| DATA SEGMENT |
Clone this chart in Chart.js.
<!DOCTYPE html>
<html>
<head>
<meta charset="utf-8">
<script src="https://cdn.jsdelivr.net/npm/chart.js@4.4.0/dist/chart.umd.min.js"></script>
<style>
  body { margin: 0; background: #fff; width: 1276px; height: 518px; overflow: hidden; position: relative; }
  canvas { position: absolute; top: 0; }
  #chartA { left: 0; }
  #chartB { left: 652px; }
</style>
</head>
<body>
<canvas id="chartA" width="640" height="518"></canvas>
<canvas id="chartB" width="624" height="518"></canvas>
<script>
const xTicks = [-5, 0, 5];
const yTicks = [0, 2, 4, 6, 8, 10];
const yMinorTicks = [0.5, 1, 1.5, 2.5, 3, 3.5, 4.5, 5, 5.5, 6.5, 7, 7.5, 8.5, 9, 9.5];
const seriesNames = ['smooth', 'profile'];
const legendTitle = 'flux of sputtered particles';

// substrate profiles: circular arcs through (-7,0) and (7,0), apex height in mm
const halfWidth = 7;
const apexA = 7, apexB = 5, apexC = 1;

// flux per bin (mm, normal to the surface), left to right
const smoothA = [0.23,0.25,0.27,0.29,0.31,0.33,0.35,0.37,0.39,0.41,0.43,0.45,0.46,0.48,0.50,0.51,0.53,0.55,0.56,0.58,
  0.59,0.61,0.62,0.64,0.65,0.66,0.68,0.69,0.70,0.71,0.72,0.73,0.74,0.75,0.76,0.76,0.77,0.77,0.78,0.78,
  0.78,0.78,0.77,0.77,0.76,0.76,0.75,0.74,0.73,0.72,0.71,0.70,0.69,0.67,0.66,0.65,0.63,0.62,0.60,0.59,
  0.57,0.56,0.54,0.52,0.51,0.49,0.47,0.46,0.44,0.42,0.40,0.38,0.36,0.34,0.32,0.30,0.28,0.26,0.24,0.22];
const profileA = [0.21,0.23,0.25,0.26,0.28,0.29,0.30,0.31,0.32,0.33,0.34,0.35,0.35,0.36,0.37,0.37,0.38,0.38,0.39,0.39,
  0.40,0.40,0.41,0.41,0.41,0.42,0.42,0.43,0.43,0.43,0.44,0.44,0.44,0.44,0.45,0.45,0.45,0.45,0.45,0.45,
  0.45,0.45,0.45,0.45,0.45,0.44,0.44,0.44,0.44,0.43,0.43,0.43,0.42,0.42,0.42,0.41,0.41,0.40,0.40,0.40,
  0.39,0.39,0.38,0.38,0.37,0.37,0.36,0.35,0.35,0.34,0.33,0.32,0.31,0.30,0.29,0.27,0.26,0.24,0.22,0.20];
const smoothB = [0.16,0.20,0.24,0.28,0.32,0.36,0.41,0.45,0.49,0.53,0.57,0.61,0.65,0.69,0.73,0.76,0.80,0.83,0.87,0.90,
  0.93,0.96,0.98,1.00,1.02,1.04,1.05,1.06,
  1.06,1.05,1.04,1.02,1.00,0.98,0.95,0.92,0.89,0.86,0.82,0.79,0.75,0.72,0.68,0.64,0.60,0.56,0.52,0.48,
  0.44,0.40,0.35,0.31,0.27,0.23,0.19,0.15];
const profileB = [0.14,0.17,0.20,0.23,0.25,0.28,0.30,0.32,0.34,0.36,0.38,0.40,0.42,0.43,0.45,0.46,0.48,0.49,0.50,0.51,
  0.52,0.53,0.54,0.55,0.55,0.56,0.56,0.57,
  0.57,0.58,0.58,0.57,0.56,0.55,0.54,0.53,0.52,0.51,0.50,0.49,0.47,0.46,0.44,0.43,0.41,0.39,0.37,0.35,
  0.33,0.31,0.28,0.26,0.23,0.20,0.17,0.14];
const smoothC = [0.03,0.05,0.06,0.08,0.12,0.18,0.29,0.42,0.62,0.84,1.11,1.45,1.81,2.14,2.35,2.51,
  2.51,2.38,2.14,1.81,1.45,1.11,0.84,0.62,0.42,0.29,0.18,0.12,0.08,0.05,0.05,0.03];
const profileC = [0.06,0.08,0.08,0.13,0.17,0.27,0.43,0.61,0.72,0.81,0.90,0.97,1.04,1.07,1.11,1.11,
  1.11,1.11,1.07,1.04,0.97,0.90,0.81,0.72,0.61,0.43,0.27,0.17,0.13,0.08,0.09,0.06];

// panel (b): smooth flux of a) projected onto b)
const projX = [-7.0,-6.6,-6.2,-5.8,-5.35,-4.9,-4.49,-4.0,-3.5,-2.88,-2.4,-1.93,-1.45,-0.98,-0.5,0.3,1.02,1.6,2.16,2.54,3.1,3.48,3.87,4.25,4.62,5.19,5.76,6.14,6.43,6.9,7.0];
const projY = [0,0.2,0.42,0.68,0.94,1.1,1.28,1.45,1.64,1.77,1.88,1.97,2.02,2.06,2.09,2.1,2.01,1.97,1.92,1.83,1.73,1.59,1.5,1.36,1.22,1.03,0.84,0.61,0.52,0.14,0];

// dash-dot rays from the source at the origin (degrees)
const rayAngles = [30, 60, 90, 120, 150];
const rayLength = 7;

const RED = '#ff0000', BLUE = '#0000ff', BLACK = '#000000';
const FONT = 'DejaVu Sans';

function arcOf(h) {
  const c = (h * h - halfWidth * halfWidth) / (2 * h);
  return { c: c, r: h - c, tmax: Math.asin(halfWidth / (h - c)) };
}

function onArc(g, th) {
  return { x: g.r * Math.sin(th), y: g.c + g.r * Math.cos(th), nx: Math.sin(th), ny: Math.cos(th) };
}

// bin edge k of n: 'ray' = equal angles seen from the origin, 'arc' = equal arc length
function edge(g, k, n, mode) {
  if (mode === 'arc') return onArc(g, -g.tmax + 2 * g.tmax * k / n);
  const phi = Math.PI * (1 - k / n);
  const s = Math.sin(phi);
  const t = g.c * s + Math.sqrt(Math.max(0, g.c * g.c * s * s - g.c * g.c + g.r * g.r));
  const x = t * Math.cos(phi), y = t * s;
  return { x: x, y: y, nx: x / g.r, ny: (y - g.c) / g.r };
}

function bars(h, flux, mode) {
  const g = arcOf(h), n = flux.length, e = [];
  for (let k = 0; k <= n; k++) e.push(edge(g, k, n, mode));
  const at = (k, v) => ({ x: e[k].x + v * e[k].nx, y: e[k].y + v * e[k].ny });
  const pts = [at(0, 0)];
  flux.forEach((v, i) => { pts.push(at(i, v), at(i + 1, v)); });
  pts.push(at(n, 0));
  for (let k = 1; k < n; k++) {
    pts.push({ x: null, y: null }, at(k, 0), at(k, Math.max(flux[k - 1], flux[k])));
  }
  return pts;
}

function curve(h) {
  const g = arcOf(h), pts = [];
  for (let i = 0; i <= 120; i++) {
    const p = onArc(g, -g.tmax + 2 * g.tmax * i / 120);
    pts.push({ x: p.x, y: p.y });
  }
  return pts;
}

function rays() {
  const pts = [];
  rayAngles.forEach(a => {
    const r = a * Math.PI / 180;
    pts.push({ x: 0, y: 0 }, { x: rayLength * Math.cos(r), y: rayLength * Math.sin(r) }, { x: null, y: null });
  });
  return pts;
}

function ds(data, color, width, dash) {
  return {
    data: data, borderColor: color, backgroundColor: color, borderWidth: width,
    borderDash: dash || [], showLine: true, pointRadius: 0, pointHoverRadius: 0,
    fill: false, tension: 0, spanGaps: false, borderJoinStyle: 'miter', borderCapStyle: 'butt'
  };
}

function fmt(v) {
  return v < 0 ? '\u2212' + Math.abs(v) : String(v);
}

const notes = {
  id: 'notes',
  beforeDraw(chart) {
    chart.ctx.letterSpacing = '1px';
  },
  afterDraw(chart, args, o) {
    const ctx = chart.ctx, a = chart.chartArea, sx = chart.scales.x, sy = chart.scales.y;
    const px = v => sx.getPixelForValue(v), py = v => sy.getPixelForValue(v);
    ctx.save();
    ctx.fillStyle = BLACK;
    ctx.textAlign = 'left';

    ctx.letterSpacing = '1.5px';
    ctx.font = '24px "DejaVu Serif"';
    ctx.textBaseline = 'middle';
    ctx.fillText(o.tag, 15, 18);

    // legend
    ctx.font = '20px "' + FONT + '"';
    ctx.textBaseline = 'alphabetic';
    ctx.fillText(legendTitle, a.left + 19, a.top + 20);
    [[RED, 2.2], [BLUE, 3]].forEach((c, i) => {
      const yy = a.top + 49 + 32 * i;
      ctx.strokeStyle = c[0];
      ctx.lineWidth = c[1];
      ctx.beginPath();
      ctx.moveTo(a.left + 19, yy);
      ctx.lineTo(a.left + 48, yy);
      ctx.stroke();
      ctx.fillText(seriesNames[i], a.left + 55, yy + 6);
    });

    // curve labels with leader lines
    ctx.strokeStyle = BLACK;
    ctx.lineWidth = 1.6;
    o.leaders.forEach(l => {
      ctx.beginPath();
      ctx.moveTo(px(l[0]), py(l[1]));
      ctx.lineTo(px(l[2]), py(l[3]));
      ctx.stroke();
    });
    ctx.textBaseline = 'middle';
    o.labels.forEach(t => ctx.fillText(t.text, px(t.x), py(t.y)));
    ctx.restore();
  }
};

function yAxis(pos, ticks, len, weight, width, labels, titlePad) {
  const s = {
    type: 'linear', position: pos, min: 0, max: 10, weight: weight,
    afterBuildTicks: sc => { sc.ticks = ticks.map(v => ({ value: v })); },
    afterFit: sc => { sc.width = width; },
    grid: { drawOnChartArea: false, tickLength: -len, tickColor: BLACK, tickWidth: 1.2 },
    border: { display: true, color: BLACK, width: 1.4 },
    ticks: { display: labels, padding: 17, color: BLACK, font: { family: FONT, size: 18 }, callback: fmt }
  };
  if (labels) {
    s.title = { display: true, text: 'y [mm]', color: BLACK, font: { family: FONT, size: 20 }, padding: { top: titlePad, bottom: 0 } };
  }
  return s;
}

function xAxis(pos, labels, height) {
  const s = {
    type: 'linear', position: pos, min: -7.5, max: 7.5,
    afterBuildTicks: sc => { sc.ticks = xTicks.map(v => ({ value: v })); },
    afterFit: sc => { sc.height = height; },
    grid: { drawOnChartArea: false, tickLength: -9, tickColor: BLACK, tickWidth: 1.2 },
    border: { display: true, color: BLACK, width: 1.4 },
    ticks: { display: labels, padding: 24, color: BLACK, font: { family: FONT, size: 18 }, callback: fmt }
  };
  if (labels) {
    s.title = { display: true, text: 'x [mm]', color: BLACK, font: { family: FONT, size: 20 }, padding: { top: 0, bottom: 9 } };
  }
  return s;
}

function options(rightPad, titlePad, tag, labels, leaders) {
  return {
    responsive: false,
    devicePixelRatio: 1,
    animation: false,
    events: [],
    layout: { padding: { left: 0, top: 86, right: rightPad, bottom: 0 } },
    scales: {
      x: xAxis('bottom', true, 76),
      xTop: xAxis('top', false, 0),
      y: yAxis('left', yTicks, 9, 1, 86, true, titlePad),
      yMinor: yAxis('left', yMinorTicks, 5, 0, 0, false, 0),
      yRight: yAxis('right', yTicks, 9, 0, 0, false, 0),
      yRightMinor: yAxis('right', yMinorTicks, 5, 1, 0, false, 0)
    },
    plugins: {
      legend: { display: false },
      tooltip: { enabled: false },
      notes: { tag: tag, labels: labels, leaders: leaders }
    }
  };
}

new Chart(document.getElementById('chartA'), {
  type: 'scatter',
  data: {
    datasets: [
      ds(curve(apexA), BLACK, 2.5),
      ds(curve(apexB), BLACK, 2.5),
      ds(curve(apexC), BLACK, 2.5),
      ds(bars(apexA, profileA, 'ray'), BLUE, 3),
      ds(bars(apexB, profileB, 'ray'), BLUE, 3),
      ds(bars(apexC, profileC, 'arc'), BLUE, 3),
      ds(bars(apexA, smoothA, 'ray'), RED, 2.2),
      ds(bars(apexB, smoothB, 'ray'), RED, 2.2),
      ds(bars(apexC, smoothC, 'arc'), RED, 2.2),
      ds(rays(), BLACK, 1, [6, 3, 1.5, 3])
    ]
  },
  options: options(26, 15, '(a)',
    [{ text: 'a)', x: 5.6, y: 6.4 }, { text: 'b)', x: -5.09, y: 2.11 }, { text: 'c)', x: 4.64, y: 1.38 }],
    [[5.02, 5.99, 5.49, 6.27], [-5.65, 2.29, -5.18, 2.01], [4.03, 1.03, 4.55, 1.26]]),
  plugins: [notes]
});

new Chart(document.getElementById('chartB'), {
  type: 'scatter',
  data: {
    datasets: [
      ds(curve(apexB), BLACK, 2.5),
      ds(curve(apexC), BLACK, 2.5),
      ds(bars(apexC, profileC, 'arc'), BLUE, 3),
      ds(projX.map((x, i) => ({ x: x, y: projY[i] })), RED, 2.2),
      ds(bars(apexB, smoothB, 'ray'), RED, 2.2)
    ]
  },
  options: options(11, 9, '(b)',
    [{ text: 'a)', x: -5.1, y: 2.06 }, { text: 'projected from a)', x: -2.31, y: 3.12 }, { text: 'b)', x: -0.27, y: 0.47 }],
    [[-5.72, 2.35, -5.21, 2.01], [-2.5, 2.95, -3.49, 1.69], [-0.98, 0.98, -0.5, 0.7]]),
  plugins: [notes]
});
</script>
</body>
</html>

| CHALLENGE |
Looking at the material above, please copy exactly every line from its first line through the line containing "const apexA = 7, apexB = 5, apexC = 1;", with both ends included and nothing else.

| FULL SOLUTION |
Clone this chart in Chart.js.
<!DOCTYPE html>
<html>
<head>
<meta charset="utf-8">
<script src="https://cdn.jsdelivr.net/npm/chart.js@4.4.0/dist/chart.umd.min.js"></script>
<style>
  body { margin: 0; background: #fff; width: 1276px; height: 518px; overflow: hidden; position: relative; }
  canvas { position: absolute; top: 0; }
  #chartA { left: 0; }
  #chartB { left: 652px; }
</style>
</head>
<body>
<canvas id="chartA" width="640" height="518"></canvas>
<canvas id="chartB" width="624" height="518"></canvas>
<script>
const xTicks = [-5, 0, 5];
const yTicks = [0, 2, 4, 6, 8, 10];
const yMinorTicks = [0.5, 1, 1.5, 2.5, 3, 3.5, 4.5, 5, 5.5, 6.5, 7, 7.5, 8.5, 9, 9.5];
const seriesNames = ['smooth', 'profile'];
const legendTitle = 'flux of sputtered particles';

// substrate profiles: circular arcs through (-7,0) and (7,0), apex height in mm
const halfWidth = 7;
const apexA = 7, apexB = 5, apexC = 1;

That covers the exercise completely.